From the first line of the listing below to the line with "Chart.register(...registerables);", print each line exactly, and nothing more. Leave out the pictures.

----- INFORMATION PROVIDED

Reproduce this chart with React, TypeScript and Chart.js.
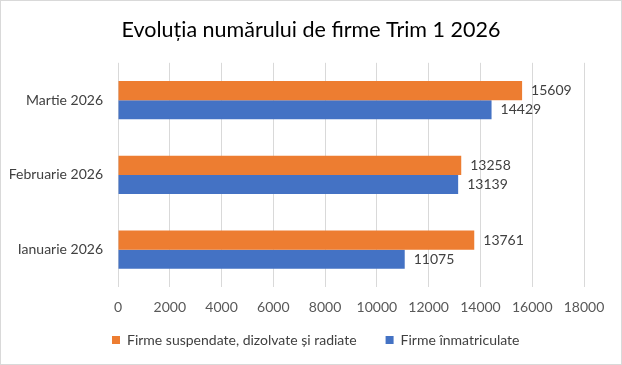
import React, { useEffect, useRef } from "react";
import { Chart, registerables } from "chart.js";

Chart.register(...registerables);

const TITLE = "Evoluția numărului de firme Trim 1 2026";
const categories = ["Martie 2026", "Februarie 2026", "Ianuarie 2026"];
const seriesNames = ["Firme suspendate, dizolvate și radiate", "Firme înmatriculate"];
const suspendate = [15609, 13258, 13761];
const inmatriculate = [14429, 13139, 11075];
const xTicks = [0, 2000, 4000, 6000, 8000, 10000, 12000, 14000, 16000, 18000];

const FONT = "Lato, 'Open Sans', sans-serif";

const valueLabels = {
  id: "valueLabels",
  afterDatasetsDraw(chart: any) {
    const ctx = chart.ctx;
    ctx.save();
    ctx.font = `14px ${FONT}`;
    ctx.fillStyle = "#404040";
    ctx.textAlign = "left";
    ctx.textBaseline = "middle";
    chart.data.datasets.forEach((ds: any, di: number) => {
      const meta = chart.getDatasetMeta(di);
      meta.data.forEach((bar: any, i: number) => {
        ctx.fillText(String(ds.data[i]), bar.x + 9, bar.y);
      });
    });
    ctx.restore();
  },
};

const boxTweaks = {
  id: "boxTweaks",
  beforeLayout(chart: any) {
    const lg = chart.legend;
    if (lg && !lg._patched) {
      const orig = lg.fit.bind(lg);
      lg.fit = function () {
        orig();
        this.height = 30;
      };
      lg._patched = true;
    }
  },
  afterLayout(chart: any) {
    const lg = chart.legend;
    if (lg) {
      lg.left = 82;
      lg.top = 303;
    }
    const t = chart.titleBlock;
    if (t) {
      t.left = 0;
      t.right = 620;
    }
  },
};

export default function App() {
  const ref = useRef<HTMLCanvasElement | null>(null);
  useEffect(() => {
    if (!ref.current) return;
    const chart = new Chart(ref.current, {
      type: "bar",
      data: {
        labels: categories,
        datasets: [
          {
            label: seriesNames[0],
            data: suspendate,
            backgroundColor: "#ED7D31",
            categoryPercentage: 0.51,
            barPercentage: 1,
          },
          {
            label: seriesNames[1],
            data: inmatriculate,
            backgroundColor: "#4472C4",
            categoryPercentage: 0.51,
            barPercentage: 1,
          },
        ],
      },
      options: {
        indexAxis: "y",
        animation: false,
        responsive: false,
        maintainAspectRatio: false,
        layout: { padding: { left: 0, right: 37, top: 0, bottom: 7 } },
        scales: {
          x: {
            min: 0,
            max: 18000,
            afterBuildTicks(scale: any) {
              scale.ticks = xTicks.map((v) => ({ value: v }));
            },
            afterFit(scale: any) {
              scale.height = 40;
            },
            grid: { color: "#d9d9d9", drawTicks: false, tickLength: 0 },
            border: { display: false },
            ticks: {
              padding: 12,
              color: "#595959",
              font: { family: FONT, size: 14 },
              maxRotation: 0,
              callback: (v: any) => String(v),
            },
          },
          y: {
            afterFit(scale: any) {
              scale.width = 117;
            },
            grid: { display: false, drawTicks: false, tickLength: 0 },
            border: { display: false },
            ticks: {
              padding: 15,
              color: "#404040",
              font: { family: FONT, size: 14 },
            },
          },
        },
        plugins: {
          title: {
            display: true,
            text: TITLE,
            color: "#000000",
            font: { family: FONT, size: 21.5, weight: "normal" },
            padding: { top: 16, bottom: 20 },
          },
          legend: {
            position: "bottom",
            align: "start",
            labels: {
              boxWidth: 8,
              boxHeight: 8,
              padding: 29,
              color: "#404040",
              font: { family: FONT, size: 14 },
            },
          },
          tooltip: { enabled: false },
        },
      },
      plugins: [valueLabels, boxTweaks],
    });
    return () => chart.destroy();
  }, []);

  return (
    <div
      style={{
        position: "absolute",
        left: 0,
        top: 0,
        width: 622,
        height: 365,
        boxSizing: "border-box",
        border: "1px solid #d9d9d9",
        background: "#fff",
      }}
    >
      <canvas ref={ref} width={620} height={363} style={{ display: "block" }} />
    </div>
  );
}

----------

● **TASK ANSWER**:
Reproduce this chart with React, TypeScript and Chart.js.
import React, { useEffect, useRef } from "react";
import { Chart, registerables } from "chart.js";

Chart.register(...registerables);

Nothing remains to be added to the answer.